Wahid Dastjerdi, president of the Iranian Red Crescent Society, told a news conference today that approximately 40,000 people were confirmed killed in the quake. "These are not estimates, these are registered cases," Dastjerdi said.

The Red Crescent's numbers are lower than estimates put out by other arms of the government, which in recent days have tended to report the number dead at around 50,000. Other unofficial estimates, unsupported by evidence, have ranged as high as 70,000.

Dastjerdi did not elaborate about what he meant by 40,000 "registered cases," and it is not clear whether or how the government recorded the number of casualties, since many of the dead apparently were buried by family members without checking with authorities and many bodies remain under the rubble of collapsed villages.

Several visits to the worst-hit areas left no doubt that many thousands of people died in the quake.
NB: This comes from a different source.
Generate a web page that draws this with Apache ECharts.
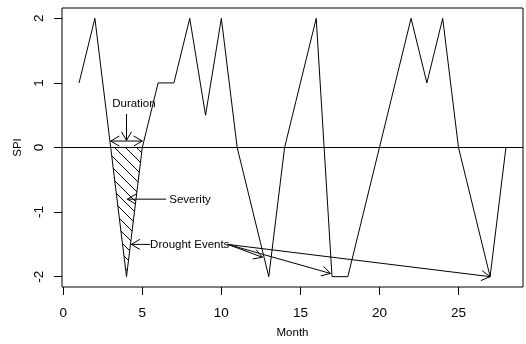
<!DOCTYPE html>
<html>
<head>
<meta charset="utf-8">
<script src="https://cdn.jsdelivr.net/npm/echarts@6/dist/echarts.min.js"></script>
<style>html,body{margin:0;padding:0;background:#fff}#c{width:526px;height:344px}</style>
</head>
<body>
<div id="c"></div>
<script>
// ---- data ----
var months = [1,2,3,4,5,6,7,8,9,10,11,12,13,14,15,16,17,18,19,20,21,22,23,24,25,26,27,28];
var spi    = [1,2,0,-2,0,1,1,2,0.5,2,0,-1,-2,0,1,2,-2,-2,-1,0,1,2,1,2,0,-1,-2,0];
var xTicks = [0,5,10,15,20,25];
var yTicks = [-2,-1,0,1,2];
var droughtMonths = [3,4,5];          // hatched drought event
// annotation arrows: [x0, y0, x1, y1, doubleHeaded]
var arrowData = [
  [4, 0.52, 4, 0.11, 0],
  [3, 0.1, 5, 0.1, 1],
  [6.5, -0.8, 4.05, -0.8, 0],
  [5.5, -1.5, 4.3, -1.5, 0],
  [10.4, -1.5, 12.6, -1.7, 0],
  [10.4, -1.5, 16.9, -1.95, 0],
  [10.4, -1.5, 27, -2, 0]
];
var labelTexts = ['Duration', 'Severity', 'Drought Events'];
var labelX = [4.47, 8.02, 8.0];
var labelY = [0.67, -0.81, -1.51];

// ---- hatch pattern ----
var s = 11;
var pc = document.createElement('canvas');
pc.width = s; pc.height = s;
var g = pc.getContext('2d');
g.strokeStyle = '#000'; g.lineWidth = 1;
g.beginPath();
g.moveTo(-2, -2); g.lineTo(s + 2, s + 2);
g.moveTo(-2, s - 2); g.lineTo(2, s + 2);
g.moveTo(s - 2, -2); g.lineTo(s + 2, 2);
g.stroke();

var font = '"Liberation Sans", Arial, Helvetica, sans-serif';
var chart = echarts.init(document.getElementById('c'), null, {renderer: 'canvas'});

var hatchPts = droughtMonths.map(function (m) { return [m, spi[months.indexOf(m)]]; });
var lineData = months.map(function (m, i) { return [m, spi[i]]; });

function arrowHead(tip, from, len) {
  var a = Math.atan2(tip[1] - from[1], tip[0] - from[0]);
  var d = Math.PI / 6;
  return [
    [tip[0] - len * Math.cos(a - d), tip[1] - len * Math.sin(a - d)],
    tip,
    [tip[0] - len * Math.cos(a + d), tip[1] - len * Math.sin(a + d)]
  ];
}

var option = {
  animation: false,
  backgroundColor: '#fff',
  grid: {left: 62, top: 8, right: 3, bottom: 53, show: true, borderColor: '#000', borderWidth: 1, backgroundColor: 'transparent'},
  xAxis: {
    type: 'value', min: -0.08, max: 29.08,
    splitLine: {show: false},
    axisLine: {show: false, onZero: false},
    axisTick: {show: true, customValues: xTicks, length: 8, lineStyle: {color: '#000'}},
    axisLabel: {customValues: xTicks, color: '#000', fontSize: 13.5, fontFamily: font, margin: 19},
    name: 'Month', nameLocation: 'middle', nameGap: 40,
    nameTextStyle: {color: '#000', fontSize: 11.5, fontFamily: font}
  },
  yAxis: {
    type: 'value', min: -2.16, max: 2.16,
    splitLine: {show: false},
    axisLine: {show: false, onZero: false},
    axisTick: {show: true, customValues: yTicks, length: 8, lineStyle: {color: '#000'}},
    axisLabel: {customValues: yTicks, color: '#000', fontSize: 13.5, fontFamily: font, margin: 16, rotate: 90,
                align: 'center', verticalAlign: 'bottom'},
    name: 'SPI', nameLocation: 'middle', nameGap: 35,
    nameTextStyle: {color: '#000', fontSize: 11.5, fontFamily: font}
  },
  series: [
    {
      type: 'custom', silent: true, z: 1,
      data: [0],
      renderItem: function (params, api) {
        var pts = hatchPts.map(function (p) { return api.coord(p); });
        return {
          type: 'polygon',
          shape: {points: pts},
          style: {fill: {image: pc, repeat: 'repeat'}, stroke: null}
        };
      }
    },
    {
      type: 'line', data: lineData, symbol: 'none', z: 3,
      lineStyle: {color: '#000', width: 1},
      markLine: {
        silent: true, symbol: 'none', label: {show: false},
        lineStyle: {color: '#000', width: 1, type: 'solid'},
        data: [{yAxis: 0}]
      }
    },
    {
      type: 'custom', silent: true, z: 4,
      data: arrowData,
      renderItem: function (params, api) {
        var p0 = api.coord([api.value(0), api.value(1)]);
        var p1 = api.coord([api.value(2), api.value(3)]);
        var st = {stroke: '#000', lineWidth: 1, fill: null};
        var children = [
          {type: 'line', shape: {x1: p0[0], y1: p0[1], x2: p1[0], y2: p1[1]}, style: st},
          {type: 'polyline', shape: {points: arrowHead(p1, p0, 10)}, style: st}
        ];
        if (api.value(4)) {
          children.push({type: 'polyline', shape: {points: arrowHead(p0, p1, 10)}, style: st});
        }
        return {type: 'group', children: children};
      }
    },
    {
      type: 'custom', silent: true, z: 5,
      data: labelTexts.map(function (t, i) { return [labelX[i], labelY[i]]; }),
      renderItem: function (params, api) {
        var p = api.coord([api.value(0), api.value(1)]);
        return {
          type: 'text',
          style: {
            x: p[0], y: p[1], text: labelTexts[params.dataIndex],
            fill: '#000', font: '11.5px ' + font,
            textAlign: 'center', textVerticalAlign: 'middle',
            backgroundColor: 'transparent'
          }
        };
      }
    }
  ]
};
chart.setOption(option);
</script>
</body>
</html>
Two sizable towns, Rudbar and Manjil, were virtually obliterated. Reporters saw a number of villages near the towns that also were leveled.

But outside an approximately 20-mile radius of Rudbar and Manjil, considerably less destruction was visible. The relatively light damage in larger cities such as Rasht and Qazvin contrasted with early reports put out by Iranian officials that suggested large numbers of people had died there.

An early government report broadcast on Tehran radio suggested that Qazvin, a light industrial city of 300,000 about 75 miles northwest of Tehran, had suffered heavy losses. But the city emerged virtually unscathed, with hardly a broken pane of glass or crumbled wall seen.

An accurate estimate of the number of casualties would require knowing the exact populations of devasted Manjil and Rudbar, where it seems likely that a majority of the victims died. But according to diplomats here, the government has not conducted an accurate census since before the Islamic revolution of 1979.

Survivors and rescue workers have said at least half of the people living in Manjil and Rudbar last Thursday morning died when the earthquake struck, an estimate that appears conservative given the total destruction of the area and the relative dearth of survivors and refugees. What is less certain is the combined population of the towns before the earthquake struck.

Surviving residents and Iranian officials have said the combined population before the quake was 30,000 to 50,000, estimates that seem reasonable given the number of collapsed houses visible, but which even some Iranian officials acknowledge are only guesses.

From aerial tours and road trips of the barren region, it appears unlikely that more than another 20,000 people lived in villages or towns within 20 miles of Manjil and Rudbar. But no accurate population figures are available.

Visual evidence and the accounts of survivors and relief workers do not appear to call into serious doubt the Iranian Red Crescent Society's claim of 40,000 dead. But there appears to be less evidence to support the higher Iranian government and unofficial estimates. And there are few signs that a verifiable count of the dead will or can be made anytime soon.